● Aim
Restate the data below word for word. Skip any images it contains.

● Data excerpt
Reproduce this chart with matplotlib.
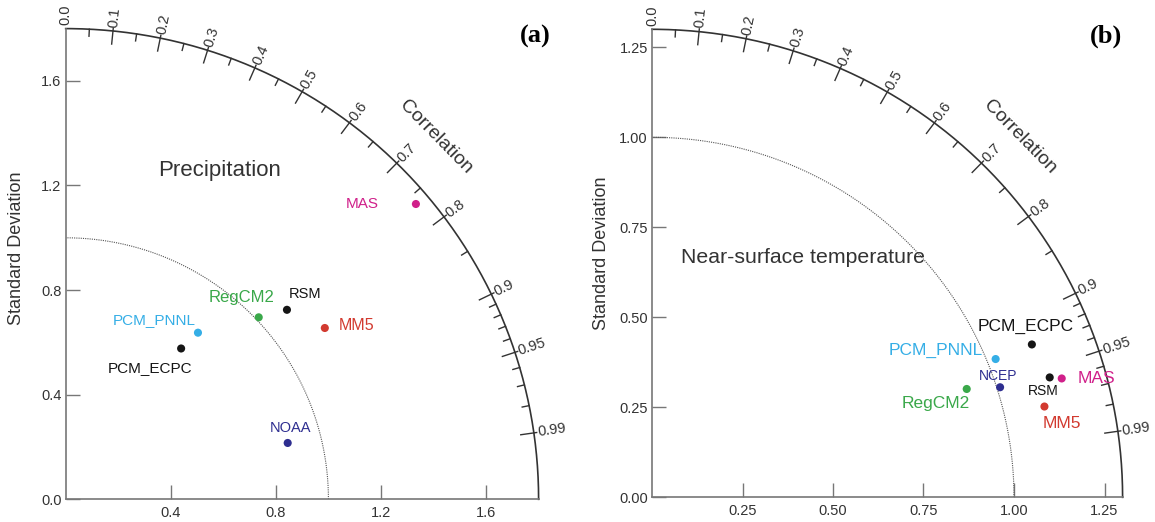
import numpy as np
import matplotlib.pyplot as plt

plt.rcParams['font.family'] = ['Liberation Sans', 'DejaVu Sans']

## panel (a): precipitation
prec_models = ['MAS', 'PCM_PNNL', 'PCM_ECPC', 'RegCM2', 'RSM', 'MM5', 'NOAA']
prec_std = [1.747, 0.812, 0.725, 1.012, 1.111, 1.184, 0.872]
prec_corr = [0.763, 0.620, 0.606, 0.726, 0.758, 0.833, 0.969]
prec_yticks = [0.0, 0.4, 0.8, 1.2, 1.6]
prec_xticks = [0.4, 0.8, 1.2, 1.6]

## panel (b): near-surface temperature
temp_models = ['PCM_ECPC', 'PCM_PNNL', 'NCEP', 'RegCM2', 'RSM', 'MAS', 'MM5']
temp_std = [1.132, 1.024, 1.009, 0.920, 1.148, 1.179, 1.113]
temp_corr = [0.927, 0.927, 0.953, 0.945, 0.957, 0.960, 0.974]
temp_yticks = [0.0, 0.25, 0.5, 0.75, 1.0, 1.25]
temp_xticks = [0.25, 0.5, 0.75, 1.0, 1.25]

## correlation axis
corr_major = [0.0, 0.1, 0.2, 0.3, 0.4, 0.5, 0.6, 0.7, 0.8, 0.9, 0.95, 0.99]
corr_labels = ['0.0', '0.1', '0.2', '0.3', '0.4', '0.5', '0.6', '0.7', '0.8', '0.9', '0.95', '0.99']
corr_minor = [0.05, 0.15, 0.25, 0.35, 0.45, 0.55, 0.65, 0.75, 0.85,
              0.91, 0.92, 0.93, 0.94, 0.96, 0.97, 0.98]

## colours per model
colors = {'MAS': '#d0208a', 'PCM_PNNL': '#35aee6', 'PCM_ECPC': '#151515',
          'RegCM2': '#3aa84a', 'RSM': '#151515', 'MM5': '#d23a30',
          'NOAA': '#2e2e90', 'NCEP': '#2e2e90'}

# label placement: (dx px, dy px, fontsize)
prec_lab = {'MAS': (-54, 0, 11), 'PCM_PNNL': (-44, 13, 11), 'PCM_ECPC': (-31, -20, 11),
            'RegCM2': (-17, 20, 12), 'RSM': (18, 16, 10.5), 'MM5': (32, 2, 11.5),
            'NOAA': (3, 15, 10.5)}
temp_lab = {'PCM_ECPC': (-6, 18, 12.5), 'PCM_PNNL': (-60, 9, 12.5), 'NCEP': (-2, 11, 10),
            'RegCM2': (-31, -15, 12.5), 'RSM': (-6, -14, 10), 'MAS': (35, 0, 12.5),
            'MM5': (17, -17, 12.5)}


def draw_panel(ax, rmax, yticks, xticks, fmt, models, std, corr, labs, title, title_xy, title_fs):
    ax.set_xlim(0, rmax)
    ax.set_ylim(0, rmax)
    for s in ['top', 'right']:
        ax.spines[s].set_visible(False)
    for s in ['left', 'bottom']:
        ax.spines[s].set_color('#777777')
        ax.spines[s].set_linewidth(1.2)
    ax.set_yticks(yticks)
    ax.set_yticklabels([fmt % v for v in yticks])
    ax.set_xticks(xticks)
    ax.set_xticklabels([fmt % v for v in xticks])
    ax.tick_params(direction='in', length=10, width=1, color='#777777',
                   labelsize=10.5, labelcolor='#333333')
    ax.tick_params(axis='x', pad=5)
    ax.tick_params(axis='y', pad=3)

    t = np.linspace(0, np.pi / 2, 400)
    ax.plot(rmax * np.cos(t), rmax * np.sin(t), color='#333333', lw=1.2, clip_on=False)
    ax.plot(np.cos(t), np.sin(t), color='#555555', lw=0.8, ls=(0, (1, 1)))

    # correlation ticks
    for c in corr_minor:
        th = np.arccos(c)
        r = np.array([rmax * 0.985, rmax])
        ax.plot(r * np.cos(th), r * np.sin(th), color='#333333', lw=1, clip_on=False)
    for c in corr_major[1:]:
        th = np.arccos(c)
        r = np.array([rmax * 0.972, rmax * 1.006])
        ax.plot(r * np.cos(th), r * np.sin(th), color='#333333', lw=1, clip_on=False)
    for c, lab in zip(corr_major, corr_labels):
        th = np.arccos(c)
        x, y = rmax * 1.008 * np.cos(th), rmax * 1.008 * np.sin(th)
        p0 = ax.transData.transform((0, 0))
        p1 = ax.transData.transform((np.cos(th), np.sin(th)))
        ang = np.degrees(np.arctan2(p1[1] - p0[1], p1[0] - p0[0]))
        ax.text(x, y, lab, rotation=ang, rotation_mode='anchor', ha='left', va='center',
                fontsize=10.5, color='#333333', clip_on=False)
    th = np.radians(44.5)
    ax.text(1.097 * rmax * np.cos(th), 1.097 * rmax * np.sin(th), 'Correlation',
            rotation=-45.5, rotation_mode='anchor', ha='center', va='center',
            fontsize=14, color='#333333', clip_on=False)

    ax.text(title_xy[0], title_xy[1], title, ha='center', va='center',
            fontsize=title_fs, color='#333333')

    # models
    for m, s, c in zip(models, std, corr):
        x = s * c
        y = s * np.sqrt(1 - c ** 2)
        ax.scatter([x], [y], s=34, color=colors[m], edgecolors='none', zorder=3, clip_on=False)
        dx, dy, fs = labs[m]
        ax.annotate(m, (x, y), xytext=(dx, dy), textcoords='offset pixels',
                    ha='center', va='center', fontsize=fs, color=colors[m])


fig = plt.figure(figsize=(11.55, 5.22), dpi=100)
ax1 = fig.add_axes([65.7 / 1155, 22.7 / 522, 472.9 / 1155, 470.7 / 522])
ax2 = fig.add_axes([652.0 / 1155, 24.7 / 522, 470.6 / 1155, 468.0 / 522])

draw_panel(ax1, 1.8, prec_yticks, prec_xticks, '%.1f', prec_models, prec_std, prec_corr,
           prec_lab, 'Precipitation', (0.587, 1.259), 16)
draw_panel(ax2, 1.3, temp_yticks, temp_xticks, '%.2f', temp_models, temp_std, temp_corr,
           temp_lab, 'Near-surface temperature', (0.416, 0.665), 15.3)

fig.text(17 / 1155, 1 - 248.5 / 522, 'Standard Deviation', rotation=90, ha='center',
         va='center', fontsize=13, color='#333333')
fig.text(601.5 / 1155, 1 - 253.5 / 522, 'Standard Deviation', rotation=90, ha='center',
         va='center', fontsize=13, color='#333333')
fig.text(535 / 1155, 1 - 36 / 522, '(a)', ha='center', va='center', fontsize=19,
         fontweight='bold', family=['Liberation Serif', 'DejaVu Serif'])
fig.text(1106 / 1155, 1 - 36 / 522, '(b)', ha='center', va='center', fontsize=19,
         fontweight='bold', family=['Liberation Serif', 'DejaVu Serif'])

fig.savefig('out.png', dpi=100)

● Written solution
Reproduce this chart with matplotlib.
import numpy as np
import matplotlib.pyplot as plt

plt.rcParams['font.family'] = ['Liberation Sans', 'DejaVu Sans']

## panel (a): precipitation
prec_models = ['MAS', 'PCM_PNNL', 'PCM_ECPC', 'RegCM2', 'RSM', 'MM5', 'NOAA']
prec_std = [1.747, 0.812, 0.725, 1.012, 1.111, 1.184, 0.872]
prec_corr = [0.763, 0.620, 0.606, 0.726, 0.758, 0.833, 0.969]
prec_yticks = [0.0, 0.4, 0.8, 1.2, 1.6]
prec_xticks = [0.4, 0.8, 1.2, 1.6]

## panel (b): near-surface temperature
temp_models = ['PCM_ECPC', 'PCM_PNNL', 'NCEP', 'RegCM2', 'RSM', 'MAS', 'MM5']
temp_std = [1.132, 1.024, 1.009, 0.920, 1.148, 1.179, 1.113]
temp_corr = [0.927, 0.927, 0.953, 0.945, 0.957, 0.960, 0.974]
temp_yticks = [0.0, 0.25, 0.5, 0.75, 1.0, 1.25]
temp_xticks = [0.25, 0.5, 0.75, 1.0, 1.25]

## correlation axis
corr_major = [0.0, 0.1, 0.2, 0.3, 0.4, 0.5, 0.6, 0.7, 0.8, 0.9, 0.95, 0.99]
corr_labels = ['0.0', '0.1', '0.2', '0.3', '0.4', '0.5', '0.6', '0.7', '0.8', '0.9', '0.95', '0.99']
corr_minor = [0.05, 0.15, 0.25, 0.35, 0.45, 0.55, 0.65, 0.75, 0.85,
              0.91, 0.92, 0.93, 0.94, 0.96, 0.97, 0.98]

## colours per model
colors = {'MAS': '#d0208a', 'PCM_PNNL': '#35aee6', 'PCM_ECPC': '#151515',
          'RegCM2': '#3aa84a', 'RSM': '#151515', 'MM5': '#d23a30',
          'NOAA': '#2e2e90', 'NCEP': '#2e2e90'}

# label placement: (dx px, dy px, fontsize)
prec_lab = {'MAS': (-54, 0, 11), 'PCM_PNNL': (-44, 13, 11), 'PCM_ECPC': (-31, -20, 11),
            'RegCM2': (-17, 20, 12), 'RSM': (18, 16, 10.5), 'MM5': (32, 2, 11.5),
            'NOAA': (3, 15, 10.5)}
temp_lab = {'PCM_ECPC': (-6, 18, 12.5), 'PCM_PNNL': (-60, 9, 12.5), 'NCEP': (-2, 11, 10),
            'RegCM2': (-31, -15, 12.5), 'RSM': (-6, -14, 10), 'MAS': (35, 0, 12.5),
            'MM5': (17, -17, 12.5)}


def draw_panel(ax, rmax, yticks, xticks, fmt, models, std, corr, labs, title, title_xy, title_fs):
    ax.set_xlim(0, rmax)
    ax.set_ylim(0, rmax)
    for s in ['top', 'right']:
        ax.spines[s].set_visible(False)
    for s in ['left', 'bottom']:
        ax.spines[s].set_color('#777777')
        ax.spines[s].set_linewidth(1.2)
    ax.set_yticks(yticks)
    ax.set_yticklabels([fmt % v for v in yticks])
    ax.set_xticks(xticks)
    ax.set_xticklabels([fmt % v for v in xticks])
    ax.tick_params(direction='in', length=10, width=1, color='#777777',
                   labelsize=10.5, labelcolor='#333333')
    ax.tick_params(axis='x', pad=5)
    ax.tick_params(axis='y', pad=3)

    t = np.linspace(0, np.pi / 2, 400)
    ax.plot(rmax * np.cos(t), rmax * np.sin(t), color='#333333', lw=1.2, clip_on=False)
    ax.plot(np.cos(t), np.sin(t), color='#555555', lw=0.8, ls=(0, (1, 1)))

    # correlation ticks
    for c in corr_minor:
        th = np.arccos(c)
        r = np.array([rmax * 0.985, rmax])
        ax.plot(r * np.cos(th), r * np.sin(th), color='#333333', lw=1, clip_on=False)
    for c in corr_major[1:]:
        th = np.arccos(c)
        r = np.array([rmax * 0.972, rmax * 1.006])
        ax.plot(r * np.cos(th), r * np.sin(th), color='#333333', lw=1, clip_on=False)
    for c, lab in zip(corr_major, corr_labels):
        th = np.arccos(c)
        x, y = rmax * 1.008 * np.cos(th), rmax * 1.008 * np.sin(th)
        p0 = ax.transData.transform((0, 0))
        p1 = ax.transData.transform((np.cos(th), np.sin(th)))
        ang = np.degrees(np.arctan2(p1[1] - p0[1], p1[0] - p0[0]))
        ax.text(x, y, lab, rotation=ang, rotation_mode='anchor', ha='left', va='center',
                fontsize=10.5, color='#333333', clip_on=False)
    th = np.radians(44.5)
    ax.text(1.097 * rmax * np.cos(th), 1.097 * rmax * np.sin(th), 'Correlation',
            rotation=-45.5, rotation_mode='anchor', ha='center', va='center',
            fontsize=14, color='#333333', clip_on=False)

    ax.text(title_xy[0], title_xy[1], title, ha='center', va='center',
            fontsize=title_fs, color='#333333')

    # models
    for m, s, c in zip(models, std, corr):
        x = s * c
        y = s * np.sqrt(1 - c ** 2)
        ax.scatter([x], [y], s=34, color=colors[m], edgecolors='none', zorder=3, clip_on=False)
        dx, dy, fs = labs[m]
        ax.annotate(m, (x, y), xytext=(dx, dy), textcoords='offset pixels',
                    ha='center', va='center', fontsize=fs, color=colors[m])


fig = plt.figure(figsize=(11.55, 5.22), dpi=100)
ax1 = fig.add_axes([65.7 / 1155, 22.7 / 522, 472.9 / 1155, 470.7 / 522])
ax2 = fig.add_axes([652.0 / 1155, 24.7 / 522, 470.6 / 1155, 468.0 / 522])

draw_panel(ax1, 1.8, prec_yticks, prec_xticks, '%.1f', prec_models, prec_std, prec_corr,
           prec_lab, 'Precipitation', (0.587, 1.259), 16)
draw_panel(ax2, 1.3, temp_yticks, temp_xticks, '%.2f', temp_models, temp_std, temp_corr,
           temp_lab, 'Near-surface temperature', (0.416, 0.665), 15.3)

fig.text(17 / 1155, 1 - 248.5 / 522, 'Standard Deviation', rotation=90, ha='center',
         va='center', fontsize=13, color='#333333')
fig.text(601.5 / 1155, 1 - 253.5 / 522, 'Standard Deviation', rotation=90, ha='center',
         va='center', fontsize=13, color='#333333')
fig.text(535 / 1155, 1 - 36 / 522, '(a)', ha='center', va='center', fontsize=19,
         fontweight='bold', family=['Liberation Serif', 'DejaVu Serif'])
fig.text(1106 / 1155, 1 - 36 / 522, '(b)', ha='center', va='center', fontsize=19,
         fontweight='bold', family=['Liberation Serif', 'DejaVu Serif'])

fig.savefig('out.png', dpi=100)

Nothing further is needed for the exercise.